Personal information
- Date of birth: 5 August 1987 (age 38)
- Place of birth: London, England
- Position: Midfielder

Senior career*
- Years: Team / Apps / (Gls)
- 2004–2005: Hitchin Town / 13 / (0)
- 2005–2006: Sheffield United / 0 / (0)
- 2007: Rushden & Diamonds / 0 / (0)
- 2010: Windsor & Eton / 1 / (0)
- 2011: Tampa Bay Rowdies / 17 / (2)
- 2011–2012: Leighton Town / 8 / (1)
- 2012–2014: Tampa Bay Rowdies / 66 / (5)
- 2015–2016: Biggleswade Town
- 2016: → St Albans City (loan)
- 2016–2017: St Albans City / 7 / (1)
- 2017–2018: Biggleswade Town

= Shane Hill (footballer) =

English footballer

Shane Hill (born 5 August 1987 in London) is an English footballer who plays as a midfielder.

==Career==

===England===
Hill began his career as a trialist for Manchester United as a 16-year-old, but was not taken on by the superclub, and eventually found his way to non-league Hitchin Town, playing for them in the Southern Football League Premier Division, the seventh level of English football, in the 2004–2005 season.
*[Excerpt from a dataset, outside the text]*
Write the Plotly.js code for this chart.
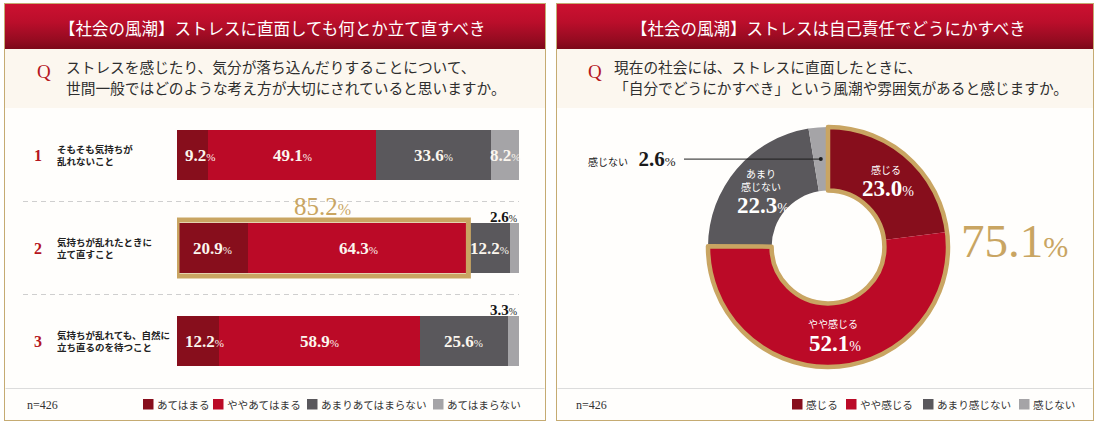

Hill joined Sheffield United as a youth player on 25 August 2005, but was released at the end of the 2005–06 having never played a first team game for the Blades. He trialed with Luton Town during the summer of 2006, but was not offered a contract, and eventually signed for Rushden & Diamonds of the Football Conference on 4 January 2007. He was released by the Diamonds at the end of the season, again without having made a first team appearance for the club.

===United States===
Hill moved to the United States in 2010 and was a pre-season trialist with FC Tampa Bay prior to their first competitive season in the USSF Division 2 Pro League. When his father was hired as the head coach of the club in 2011, Hill returned to the United States, trialed with the team during the 2011 pre-season, and signed a formal contract on 6 April 2011. He made his debut for Tampa on 31 May, coming on as a late substitute in a game against NSC Minnesota Stars.

Tampa Bay announced on 27 December 2011 that it declined the 2012 contract option for Hill. However, one month later the club signed him to a new contract for 2012 which includes a club option for 2013.

==Personal==
Shane is the son of former Luton Town standout and England international Ricky Hill. Ricky Hill did coach Shane for the Tampa Bay Rowdies in the North American Soccer League before both were let go.